Supplied information =
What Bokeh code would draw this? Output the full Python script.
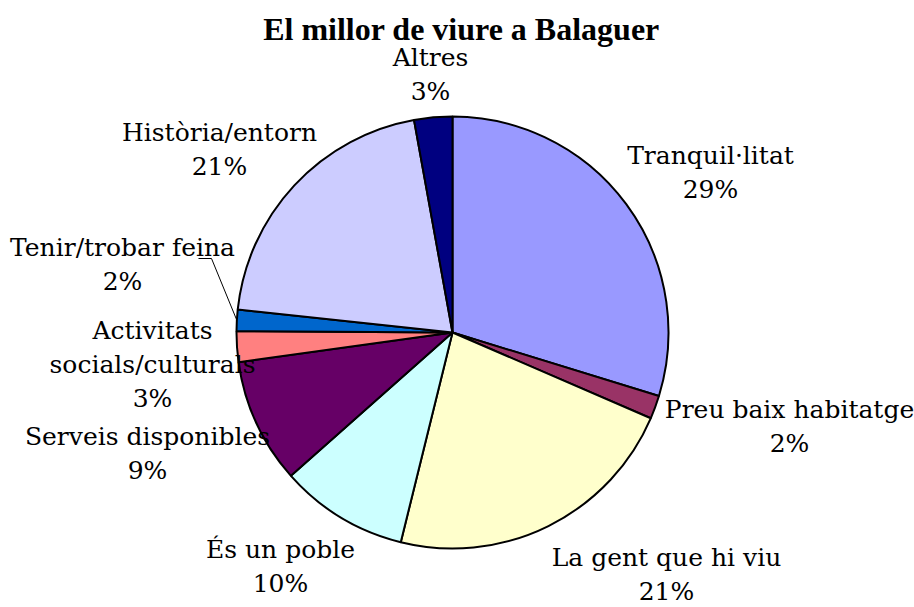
import math
from bokeh.plotting import figure
from bokeh.models import Range1d, ColumnDataSource
from bokeh.core.properties import value
from bokeh.embed import file_html
from bokeh.resources import INLINE

# ---- data ----
categories = [["Tranquil·litat"], ["Preu baix habitatge"], ["La gent que hi viu"],
              ["És un poble"], ["Serveis disponibles"], ["Activitats", "socials/culturals"],
              ["Tenir/trobar feina"], ["Història/entorn"], ["Altres"]]
shares = [29.75, 1.75, 22.35, 9.6, 9.35, 2.3, 1.6, 20.45, 2.85]
pct_labels = ["29%", "2%", "21%", "10%", "9%", "3%", "2%", "21%", "3%"]
colors = ["#9999FF", "#993366", "#FFFFCC", "#CCFFFF", "#660066",
          "#FF8080", "#0066CC", "#CCCCFF", "#000080"]
title_text = "El millor de viure a Balaguer"

# ---- layout (pixels, picture coordinates) ----
W, H = 914, 607
CX, CY_PIX, R = 452, 332, 216
CY = H - CY_PIX
LINE = 34
# label block centre offsets from the pie centre (dx right, dy down)
label_offsets = [(258, -160), (337, 94), (214, 242), (-172, 234), (-305, 121),
                 (-300, 32), (-330, -68), (-233, -183), (-22, -258)]
LABEL_FONT = "DejaVu Serif"
TITLE_FONT = "Liberation Serif"

p = figure(width=W, height=H, output_backend="svg", toolbar_location=None,
           x_range=Range1d(0, W), y_range=Range1d(0, H), min_border=0,
           outline_line_color=None, background_fill_color="white")
p.axis.visible = False
p.grid.visible = False

total = sum(shares)
starts, ends = [], []
acc = 0.0
for s in shares:
    starts.append(math.radians(90 - 360 * acc / total))
    acc += s
    ends.append(math.radians(90 - 360 * acc / total))

src = ColumnDataSource(dict(x=[CX] * len(shares), y=[CY] * len(shares),
                            start=starts, end=ends, color=colors))
p.wedge(x="x", y="y", radius=R, start_angle="start", end_angle="end",
        direction="clock", fill_color="color", line_color="black",
        line_width=2, source=src)

tx_, ty_, tt_ = [], [], []
for (dx, dy), cat, pc in zip(label_offsets, categories, pct_labels):
    lines = cat + [pc]
    n = len(lines)
    for k, ln in enumerate(lines):
        tx_.append(CX + dx)
        ty_.append(CY - dy - (k - (n - 1) / 2) * LINE)
        tt_.append(ln)
p.text(x=tx_, y=ty_, text=tt_, text_align="center", text_baseline="middle",
       text_font=value(LABEL_FONT), text_font_size="25px",
       text_color="black")

# leader line for the small "Tenir/trobar feina" slice
i = 6
acc_before = sum(shares[:i])
mid = 360 * (acc_before + shares[i] / 2) / total
ex = CX + R * math.sin(math.radians(mid))
ey = CY + R * math.cos(math.radians(mid))
lx = CX + label_offsets[i][0] + 76
ly = CY - label_offsets[i][1] + LINE / 2 - 11
p.line(x=[lx, lx + 13, ex], y=[ly, ly, ey], line_color="black", line_width=1)

p.text(x=[CX + 9], y=[H - 28], text=[title_text], text_align="center",
       text_baseline="middle", text_font=value(TITLE_FONT), text_font_size="32px",
       text_font_style="bold", text_color="black")

open("out.html", "w").write(file_html(p, INLINE))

Problem to work on =
Begin at the first line of the material and copy each line exactly through the one containing "from bokeh.resources import INLINE". Omit pictures.

Written response =
What Bokeh code would draw this? Output the full Python script.
import math
from bokeh.plotting import figure
from bokeh.models import Range1d, ColumnDataSource
from bokeh.core.properties import value
from bokeh.embed import file_html
from bokeh.resources import INLINE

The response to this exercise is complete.